[Data for processing]:
● ● ●
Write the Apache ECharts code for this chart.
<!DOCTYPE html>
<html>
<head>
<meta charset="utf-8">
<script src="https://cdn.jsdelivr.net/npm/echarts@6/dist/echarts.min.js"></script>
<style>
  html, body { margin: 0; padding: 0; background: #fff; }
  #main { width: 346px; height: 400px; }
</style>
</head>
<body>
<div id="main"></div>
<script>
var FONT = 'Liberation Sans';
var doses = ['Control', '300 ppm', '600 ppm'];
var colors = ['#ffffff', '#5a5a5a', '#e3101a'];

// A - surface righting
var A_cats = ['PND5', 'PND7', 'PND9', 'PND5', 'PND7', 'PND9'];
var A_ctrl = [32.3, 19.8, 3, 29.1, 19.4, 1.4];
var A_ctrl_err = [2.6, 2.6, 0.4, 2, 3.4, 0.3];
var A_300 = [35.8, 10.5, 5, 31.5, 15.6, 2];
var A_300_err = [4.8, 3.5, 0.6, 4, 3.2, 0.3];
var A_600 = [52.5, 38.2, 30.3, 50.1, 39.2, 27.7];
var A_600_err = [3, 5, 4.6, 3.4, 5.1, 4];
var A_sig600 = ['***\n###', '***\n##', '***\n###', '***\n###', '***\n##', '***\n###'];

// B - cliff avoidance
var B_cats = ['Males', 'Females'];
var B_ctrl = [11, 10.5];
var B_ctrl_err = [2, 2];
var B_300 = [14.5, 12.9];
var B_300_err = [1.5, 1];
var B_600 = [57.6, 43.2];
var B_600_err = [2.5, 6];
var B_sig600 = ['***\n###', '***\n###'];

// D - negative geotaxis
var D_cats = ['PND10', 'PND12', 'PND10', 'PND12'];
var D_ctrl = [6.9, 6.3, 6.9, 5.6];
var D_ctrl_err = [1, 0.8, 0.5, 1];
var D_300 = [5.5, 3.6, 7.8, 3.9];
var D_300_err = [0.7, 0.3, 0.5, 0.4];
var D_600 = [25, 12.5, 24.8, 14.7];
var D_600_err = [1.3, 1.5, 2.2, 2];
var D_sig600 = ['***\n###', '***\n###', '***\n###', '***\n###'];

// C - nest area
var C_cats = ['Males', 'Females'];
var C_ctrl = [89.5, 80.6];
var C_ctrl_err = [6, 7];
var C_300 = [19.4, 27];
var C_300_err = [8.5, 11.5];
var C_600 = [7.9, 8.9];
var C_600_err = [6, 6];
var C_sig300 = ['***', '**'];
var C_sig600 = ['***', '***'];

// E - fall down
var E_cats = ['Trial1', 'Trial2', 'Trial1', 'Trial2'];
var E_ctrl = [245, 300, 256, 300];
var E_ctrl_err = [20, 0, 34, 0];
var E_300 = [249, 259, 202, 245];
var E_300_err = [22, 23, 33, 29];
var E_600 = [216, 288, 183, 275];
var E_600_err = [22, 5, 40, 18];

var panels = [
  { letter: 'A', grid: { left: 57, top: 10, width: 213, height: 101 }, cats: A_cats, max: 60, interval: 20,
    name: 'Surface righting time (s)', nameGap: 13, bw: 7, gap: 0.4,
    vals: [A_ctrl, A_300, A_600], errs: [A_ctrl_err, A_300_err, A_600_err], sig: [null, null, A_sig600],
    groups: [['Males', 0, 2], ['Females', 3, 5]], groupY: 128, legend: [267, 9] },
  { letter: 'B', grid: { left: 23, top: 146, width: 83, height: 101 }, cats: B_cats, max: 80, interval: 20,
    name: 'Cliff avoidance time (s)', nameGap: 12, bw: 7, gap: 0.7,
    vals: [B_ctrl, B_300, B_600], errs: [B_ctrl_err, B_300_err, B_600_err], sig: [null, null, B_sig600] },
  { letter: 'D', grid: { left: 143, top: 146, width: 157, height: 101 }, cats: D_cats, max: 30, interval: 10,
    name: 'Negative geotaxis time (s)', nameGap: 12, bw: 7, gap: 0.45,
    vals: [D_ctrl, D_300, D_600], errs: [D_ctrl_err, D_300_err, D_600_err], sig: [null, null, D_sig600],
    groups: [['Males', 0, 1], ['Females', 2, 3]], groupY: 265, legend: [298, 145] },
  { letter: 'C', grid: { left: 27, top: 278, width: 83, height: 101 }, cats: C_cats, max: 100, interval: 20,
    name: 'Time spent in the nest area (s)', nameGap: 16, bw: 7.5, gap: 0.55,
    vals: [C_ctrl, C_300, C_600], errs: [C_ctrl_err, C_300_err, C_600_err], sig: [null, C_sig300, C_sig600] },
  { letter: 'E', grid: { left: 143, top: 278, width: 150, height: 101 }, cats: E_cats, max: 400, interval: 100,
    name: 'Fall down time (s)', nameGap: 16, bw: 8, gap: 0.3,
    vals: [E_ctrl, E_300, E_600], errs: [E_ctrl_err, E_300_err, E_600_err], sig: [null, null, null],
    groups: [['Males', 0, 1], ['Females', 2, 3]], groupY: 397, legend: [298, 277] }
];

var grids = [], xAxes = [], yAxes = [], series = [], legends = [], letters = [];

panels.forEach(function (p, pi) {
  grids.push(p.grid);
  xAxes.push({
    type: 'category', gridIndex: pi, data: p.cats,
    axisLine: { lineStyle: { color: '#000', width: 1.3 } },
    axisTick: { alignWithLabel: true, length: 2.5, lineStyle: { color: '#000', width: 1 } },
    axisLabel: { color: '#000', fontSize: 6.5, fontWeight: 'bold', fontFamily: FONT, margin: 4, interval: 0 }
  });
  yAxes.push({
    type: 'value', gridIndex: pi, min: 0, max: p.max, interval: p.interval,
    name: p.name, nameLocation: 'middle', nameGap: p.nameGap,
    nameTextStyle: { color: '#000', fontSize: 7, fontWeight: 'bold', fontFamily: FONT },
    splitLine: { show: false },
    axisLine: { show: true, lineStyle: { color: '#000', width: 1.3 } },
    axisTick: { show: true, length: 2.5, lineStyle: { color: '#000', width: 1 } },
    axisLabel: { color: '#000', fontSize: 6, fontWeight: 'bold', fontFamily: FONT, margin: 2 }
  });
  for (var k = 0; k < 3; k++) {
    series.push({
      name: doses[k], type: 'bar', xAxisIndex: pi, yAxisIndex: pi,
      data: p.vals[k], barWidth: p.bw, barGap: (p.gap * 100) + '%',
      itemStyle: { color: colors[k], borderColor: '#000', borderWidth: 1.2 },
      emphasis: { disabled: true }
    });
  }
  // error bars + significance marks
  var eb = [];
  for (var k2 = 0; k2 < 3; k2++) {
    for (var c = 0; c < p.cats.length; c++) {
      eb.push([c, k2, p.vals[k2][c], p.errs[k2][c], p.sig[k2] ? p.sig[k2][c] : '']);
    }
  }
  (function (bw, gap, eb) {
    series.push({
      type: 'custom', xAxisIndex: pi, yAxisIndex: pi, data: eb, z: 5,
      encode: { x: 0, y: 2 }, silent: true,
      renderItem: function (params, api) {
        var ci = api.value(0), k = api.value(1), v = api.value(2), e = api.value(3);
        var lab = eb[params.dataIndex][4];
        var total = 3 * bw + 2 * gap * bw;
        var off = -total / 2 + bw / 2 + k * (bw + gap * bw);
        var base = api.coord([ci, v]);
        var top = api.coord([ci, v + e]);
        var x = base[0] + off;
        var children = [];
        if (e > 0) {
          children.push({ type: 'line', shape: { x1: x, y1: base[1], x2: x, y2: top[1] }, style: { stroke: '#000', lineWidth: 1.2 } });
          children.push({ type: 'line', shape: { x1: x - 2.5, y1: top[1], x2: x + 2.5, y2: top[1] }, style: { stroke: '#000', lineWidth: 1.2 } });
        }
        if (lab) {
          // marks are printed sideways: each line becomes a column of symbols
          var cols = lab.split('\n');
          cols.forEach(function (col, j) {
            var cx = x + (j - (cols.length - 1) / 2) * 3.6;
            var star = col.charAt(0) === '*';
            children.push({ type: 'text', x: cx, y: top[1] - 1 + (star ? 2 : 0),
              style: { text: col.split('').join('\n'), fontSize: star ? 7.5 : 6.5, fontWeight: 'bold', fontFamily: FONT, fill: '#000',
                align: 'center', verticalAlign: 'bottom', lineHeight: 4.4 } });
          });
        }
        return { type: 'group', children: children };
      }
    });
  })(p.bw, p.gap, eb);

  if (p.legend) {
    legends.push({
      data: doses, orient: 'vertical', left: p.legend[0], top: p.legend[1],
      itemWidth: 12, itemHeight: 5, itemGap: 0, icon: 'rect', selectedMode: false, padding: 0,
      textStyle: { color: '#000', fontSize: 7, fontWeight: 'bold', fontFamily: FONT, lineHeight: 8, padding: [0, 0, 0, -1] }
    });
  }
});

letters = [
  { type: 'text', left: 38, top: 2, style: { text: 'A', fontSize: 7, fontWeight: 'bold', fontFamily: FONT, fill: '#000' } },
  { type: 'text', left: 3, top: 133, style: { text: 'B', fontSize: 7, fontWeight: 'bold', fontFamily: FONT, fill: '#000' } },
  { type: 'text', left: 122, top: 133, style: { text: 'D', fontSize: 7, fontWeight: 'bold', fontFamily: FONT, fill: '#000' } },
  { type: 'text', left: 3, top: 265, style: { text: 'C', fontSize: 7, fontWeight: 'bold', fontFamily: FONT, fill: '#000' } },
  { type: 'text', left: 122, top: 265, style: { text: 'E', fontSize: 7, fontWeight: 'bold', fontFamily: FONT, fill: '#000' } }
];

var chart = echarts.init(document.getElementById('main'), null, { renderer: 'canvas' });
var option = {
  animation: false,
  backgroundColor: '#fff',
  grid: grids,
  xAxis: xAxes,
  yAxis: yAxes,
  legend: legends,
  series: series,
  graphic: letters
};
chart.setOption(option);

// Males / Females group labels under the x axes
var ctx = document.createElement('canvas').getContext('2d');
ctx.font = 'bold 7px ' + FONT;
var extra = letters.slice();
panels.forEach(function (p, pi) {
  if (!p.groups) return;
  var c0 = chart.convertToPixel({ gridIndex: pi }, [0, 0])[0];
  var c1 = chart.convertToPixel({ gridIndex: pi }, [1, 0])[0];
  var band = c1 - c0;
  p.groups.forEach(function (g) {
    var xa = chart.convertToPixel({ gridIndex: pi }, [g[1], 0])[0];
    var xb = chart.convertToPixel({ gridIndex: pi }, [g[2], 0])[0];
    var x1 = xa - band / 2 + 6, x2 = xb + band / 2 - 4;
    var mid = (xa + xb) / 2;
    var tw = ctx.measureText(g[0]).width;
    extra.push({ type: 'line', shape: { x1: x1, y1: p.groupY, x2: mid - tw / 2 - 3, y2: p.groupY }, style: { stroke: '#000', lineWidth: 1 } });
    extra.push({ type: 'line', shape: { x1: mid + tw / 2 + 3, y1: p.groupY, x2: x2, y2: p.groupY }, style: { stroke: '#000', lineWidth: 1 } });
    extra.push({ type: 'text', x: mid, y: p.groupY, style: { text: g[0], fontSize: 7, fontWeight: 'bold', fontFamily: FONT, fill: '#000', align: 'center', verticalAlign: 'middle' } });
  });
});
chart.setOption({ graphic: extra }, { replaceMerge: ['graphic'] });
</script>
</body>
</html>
● ● ●
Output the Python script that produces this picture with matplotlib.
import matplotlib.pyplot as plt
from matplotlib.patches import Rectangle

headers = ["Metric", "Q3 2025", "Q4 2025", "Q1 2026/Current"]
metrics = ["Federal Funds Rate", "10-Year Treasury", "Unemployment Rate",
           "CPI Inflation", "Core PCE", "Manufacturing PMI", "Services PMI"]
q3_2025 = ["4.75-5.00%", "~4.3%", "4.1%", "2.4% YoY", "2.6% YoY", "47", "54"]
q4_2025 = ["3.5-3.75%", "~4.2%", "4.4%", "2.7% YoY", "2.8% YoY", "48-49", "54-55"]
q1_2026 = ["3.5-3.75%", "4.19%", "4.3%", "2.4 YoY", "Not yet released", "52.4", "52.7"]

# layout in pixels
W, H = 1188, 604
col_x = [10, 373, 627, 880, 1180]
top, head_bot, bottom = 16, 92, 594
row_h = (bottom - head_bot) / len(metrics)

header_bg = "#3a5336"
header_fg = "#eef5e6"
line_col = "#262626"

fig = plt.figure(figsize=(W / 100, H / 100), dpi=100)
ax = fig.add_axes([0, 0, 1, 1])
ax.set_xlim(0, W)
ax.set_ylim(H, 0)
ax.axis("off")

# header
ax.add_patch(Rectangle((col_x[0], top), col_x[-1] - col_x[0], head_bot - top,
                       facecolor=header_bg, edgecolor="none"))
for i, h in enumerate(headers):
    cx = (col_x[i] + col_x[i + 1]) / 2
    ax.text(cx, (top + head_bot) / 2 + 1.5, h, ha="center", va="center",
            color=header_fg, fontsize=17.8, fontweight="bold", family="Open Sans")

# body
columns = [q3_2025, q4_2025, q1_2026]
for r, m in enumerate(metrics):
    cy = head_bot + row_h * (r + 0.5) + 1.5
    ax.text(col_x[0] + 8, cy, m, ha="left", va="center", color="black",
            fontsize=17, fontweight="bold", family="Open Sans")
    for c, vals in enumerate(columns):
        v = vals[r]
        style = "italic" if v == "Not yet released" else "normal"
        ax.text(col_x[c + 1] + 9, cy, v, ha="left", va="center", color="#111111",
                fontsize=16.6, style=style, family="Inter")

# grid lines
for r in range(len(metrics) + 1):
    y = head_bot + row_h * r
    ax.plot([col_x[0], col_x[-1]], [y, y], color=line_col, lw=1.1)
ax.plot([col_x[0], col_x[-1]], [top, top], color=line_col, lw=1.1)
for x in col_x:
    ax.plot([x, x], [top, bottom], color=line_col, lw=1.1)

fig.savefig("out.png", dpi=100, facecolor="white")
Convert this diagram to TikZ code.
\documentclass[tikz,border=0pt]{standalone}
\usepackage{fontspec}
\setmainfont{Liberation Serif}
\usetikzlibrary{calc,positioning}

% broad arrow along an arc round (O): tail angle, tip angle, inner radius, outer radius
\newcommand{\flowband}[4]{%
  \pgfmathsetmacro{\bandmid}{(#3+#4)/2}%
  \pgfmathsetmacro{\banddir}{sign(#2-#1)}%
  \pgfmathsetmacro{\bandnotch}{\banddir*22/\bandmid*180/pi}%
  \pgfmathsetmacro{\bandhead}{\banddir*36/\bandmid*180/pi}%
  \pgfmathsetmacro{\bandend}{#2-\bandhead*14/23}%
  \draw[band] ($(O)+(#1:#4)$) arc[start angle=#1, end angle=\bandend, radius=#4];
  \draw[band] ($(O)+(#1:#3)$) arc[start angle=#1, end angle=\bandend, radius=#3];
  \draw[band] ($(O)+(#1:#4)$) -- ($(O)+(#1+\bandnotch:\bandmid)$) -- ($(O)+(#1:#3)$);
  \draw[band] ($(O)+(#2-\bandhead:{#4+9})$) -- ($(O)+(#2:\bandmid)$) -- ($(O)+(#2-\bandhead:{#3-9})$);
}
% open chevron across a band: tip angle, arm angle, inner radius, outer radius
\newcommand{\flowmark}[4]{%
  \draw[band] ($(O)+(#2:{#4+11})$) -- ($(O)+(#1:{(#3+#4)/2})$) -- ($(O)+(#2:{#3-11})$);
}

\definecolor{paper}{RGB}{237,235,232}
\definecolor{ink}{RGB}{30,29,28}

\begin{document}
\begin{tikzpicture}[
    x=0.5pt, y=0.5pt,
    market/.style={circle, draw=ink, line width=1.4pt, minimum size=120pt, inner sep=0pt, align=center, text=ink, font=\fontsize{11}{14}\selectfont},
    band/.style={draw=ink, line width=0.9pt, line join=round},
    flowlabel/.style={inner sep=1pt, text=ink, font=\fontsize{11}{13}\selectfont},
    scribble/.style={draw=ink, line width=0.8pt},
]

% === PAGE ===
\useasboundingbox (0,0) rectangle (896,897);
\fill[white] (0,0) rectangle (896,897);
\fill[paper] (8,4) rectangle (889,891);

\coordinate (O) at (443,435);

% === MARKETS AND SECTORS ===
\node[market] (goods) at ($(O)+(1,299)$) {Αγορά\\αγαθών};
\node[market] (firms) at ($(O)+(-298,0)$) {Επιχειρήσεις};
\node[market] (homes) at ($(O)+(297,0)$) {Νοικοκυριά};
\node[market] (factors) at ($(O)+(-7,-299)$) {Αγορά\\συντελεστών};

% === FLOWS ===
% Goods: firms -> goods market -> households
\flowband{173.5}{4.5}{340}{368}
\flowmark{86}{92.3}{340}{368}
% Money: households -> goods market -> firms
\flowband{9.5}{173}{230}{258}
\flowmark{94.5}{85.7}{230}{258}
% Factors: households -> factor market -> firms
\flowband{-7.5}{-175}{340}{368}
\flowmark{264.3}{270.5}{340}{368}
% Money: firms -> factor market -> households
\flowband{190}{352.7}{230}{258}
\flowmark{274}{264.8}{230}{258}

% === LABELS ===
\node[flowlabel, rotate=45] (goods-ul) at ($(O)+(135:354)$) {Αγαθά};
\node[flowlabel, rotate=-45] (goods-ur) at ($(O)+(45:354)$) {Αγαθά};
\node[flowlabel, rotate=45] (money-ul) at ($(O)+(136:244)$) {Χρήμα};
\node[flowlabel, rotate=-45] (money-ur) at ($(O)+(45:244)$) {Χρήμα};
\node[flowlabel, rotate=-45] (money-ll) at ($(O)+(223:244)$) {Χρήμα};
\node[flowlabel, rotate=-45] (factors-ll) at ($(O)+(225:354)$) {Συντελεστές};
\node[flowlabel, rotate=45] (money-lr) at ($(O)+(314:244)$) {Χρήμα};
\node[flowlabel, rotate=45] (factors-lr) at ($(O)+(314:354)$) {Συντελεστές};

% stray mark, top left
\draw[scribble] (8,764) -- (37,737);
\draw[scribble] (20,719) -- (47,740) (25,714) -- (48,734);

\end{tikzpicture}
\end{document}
● ● ●
[Task brief]:
Starting at the line that contains "Write the Apache ECharts code for this chart.", set down every line up to and including the line that contains "var colors = ['#ffffff', '#5a5a5a', '#e3101a'];", exactly as given, and no other line.

[Task answer]:
Write the Apache ECharts code for this chart.
<!DOCTYPE html>
<html>
<head>
<meta charset="utf-8">
<script src="https://cdn.jsdelivr.net/npm/echarts@6/dist/echarts.min.js"></script>
<style>
  html, body { margin: 0; padding: 0; background: #fff; }
  #main { width: 346px; height: 400px; }
</style>
</head>
<body>
<div id="main"></div>
<script>
var FONT = 'Liberation Sans';
var doses = ['Control', '300 ppm', '600 ppm'];
var colors = ['#ffffff', '#5a5a5a', '#e3101a'];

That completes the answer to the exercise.